Problem is that sometimes AHCI mode does not take the extra time to boot up. In general it will take around 18 seconds, but once in a while it'll get stuck at the windows logo and takes up to 77 seconds. I'm leaning towards thinking its a compatibility issue with the IDE cdrom.

idata
Esteemed Contributor III

Taking longer to boot in AHCI mode is normal as someone explained to you above. Depending on your BIOS, the time can vary, and it is possible a newer BIOS update would help; for example, I updated my BIOS and it had a newer AHCI ROM that speeds things up a bit.

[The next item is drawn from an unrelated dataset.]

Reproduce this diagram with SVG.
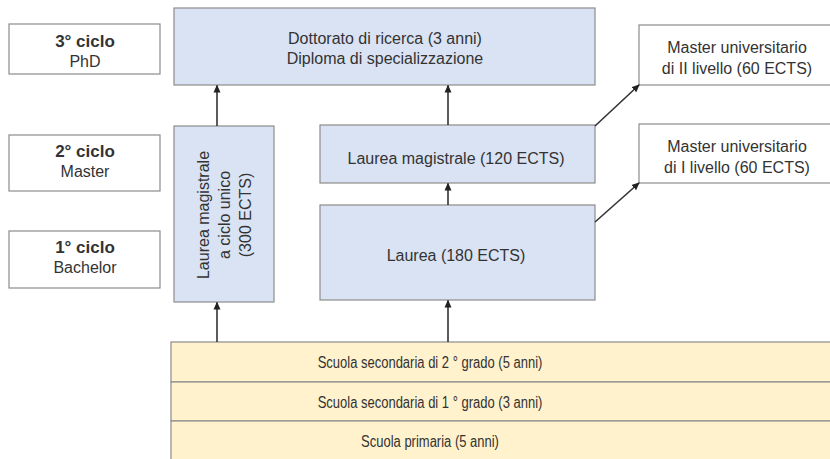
<svg xmlns="http://www.w3.org/2000/svg" width="830" height="459" viewBox="0 0 830 459">
<style>
text{font-family:"Liberation Sans",Arial,sans-serif;font-size:16px;fill:#333;text-anchor:middle}
.b{font-weight:bold;font-size:17px}
.s{font-size:13px}
.w{fill:#fff;stroke:#8c8c8c;stroke-width:1.2}
.blue{fill:#dae3f3;stroke:#8c8c8c;stroke-width:1.2}
.y{fill:#fff2cc;stroke:#8c8c8c;stroke-width:1.2}
.c{stroke:#333;stroke-width:1.6;fill:none;marker-end:url(#a)}
</style>
<defs><marker id="a" markerWidth="8" markerHeight="8" refX="7" refY="4" orient="auto" markerUnits="userSpaceOnUse"><path d="M0,0.5 L8,4 L0,7.5 z" fill="#222"/></marker></defs>
<rect width="830" height="459" fill="#fff"/>
<g id="ciclo3"><rect class="w" x="9" y="24" width="151" height="50"/><text class="b" x="85" y="47">3° ciclo</text><text x="85" y="67">PhD</text></g>
<g id="ciclo2"><rect class="w" x="9" y="135" width="151" height="56"/><text class="b" x="85" y="157">2° ciclo</text><text x="85" y="177">Master</text></g>
<g id="ciclo1"><rect class="w" x="9" y="231" width="151" height="57"/><text class="b" x="85" y="253">1° ciclo</text><text x="85" y="273">Bachelor</text></g>
<g id="dottorato"><rect class="blue" x="174" y="8" width="421" height="77"/><text x="385" y="44">Dottorato di ricerca (3 anni)</text><text x="385" y="64">Diploma di specializzazione</text></g>
<g id="ciclounico"><rect class="blue" x="174" y="126" width="100" height="176"/><g transform="translate(225,215) rotate(-90)"><text x="0" y="-16">Laurea magistrale</text><text x="0" y="5">a ciclo unico</text><text x="0" y="26">(300 ECTS)</text></g></g>
<g id="magistrale"><rect class="blue" x="320" y="125" width="275" height="58"/><text x="456" y="164">Laurea magistrale (120 ECTS)</text></g>
<g id="laurea"><rect class="blue" x="320" y="205" width="275" height="95"/><text x="456" y="261">Laurea (180 ECTS)</text></g>
<g id="master2"><rect class="w" x="639" y="25" width="200" height="60"/><text x="737" y="53">Master universitario</text><text x="737" y="74">di II livello (60 ECTS)</text></g>
<g id="master1"><rect class="w" x="639" y="124" width="200" height="59"/><text x="737" y="152">Master universitario</text><text x="737" y="173">di I livello (60 ECTS)</text></g>
<g id="sec2"><rect class="y" x="171" y="342" width="670" height="40"/><text class="s" transform="translate(430,368) scale(1,1.25)">Scuola secondaria di 2 ° grado (5 anni)</text></g>
<g id="sec1"><rect class="y" x="171" y="382" width="670" height="39"/><text class="s" transform="translate(430,408) scale(1,1.25)">Scuola secondaria di 1 ° grado (3 anni)</text></g>
<g id="primaria"><rect class="y" x="171" y="421" width="670" height="40"/><text class="s" transform="translate(430,447) scale(1,1.25)">Scuola primaria (5 anni)</text></g>
<g id="connectors">
<line class="c" x1="217" y1="342" x2="217" y2="302.5"/>
<line class="c" x1="448" y1="342" x2="448" y2="300.5"/>
<line class="c" x1="448" y1="205" x2="448" y2="183.5"/>
<line class="c" x1="448" y1="125" x2="448" y2="85.5"/>
<line class="c" x1="217" y1="126" x2="217" y2="85.5"/>
<line class="c" x1="595" y1="126" x2="639" y2="85"/>
<line class="c" x1="595" y1="222" x2="639" y2="183"/>
</g>
</svg>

Check the BIOS updates for your motherboard and maybe there is a newer version that would help.

idata
Esteemed Contributor III

What Guz is describing appears to be the storage controller driver taking a long time to talk to one of the connected drives. It's during this Windows logo time that the drives are enumerated. Since IDE vs AHCI can cause a different driver to service the storage controller, this change could affect behavior. Disconnect drives to find out which one is causing the problem. And when I say disconnect, I mean both the power and SATA cable. I've seen trouble with just a SATA cable connected.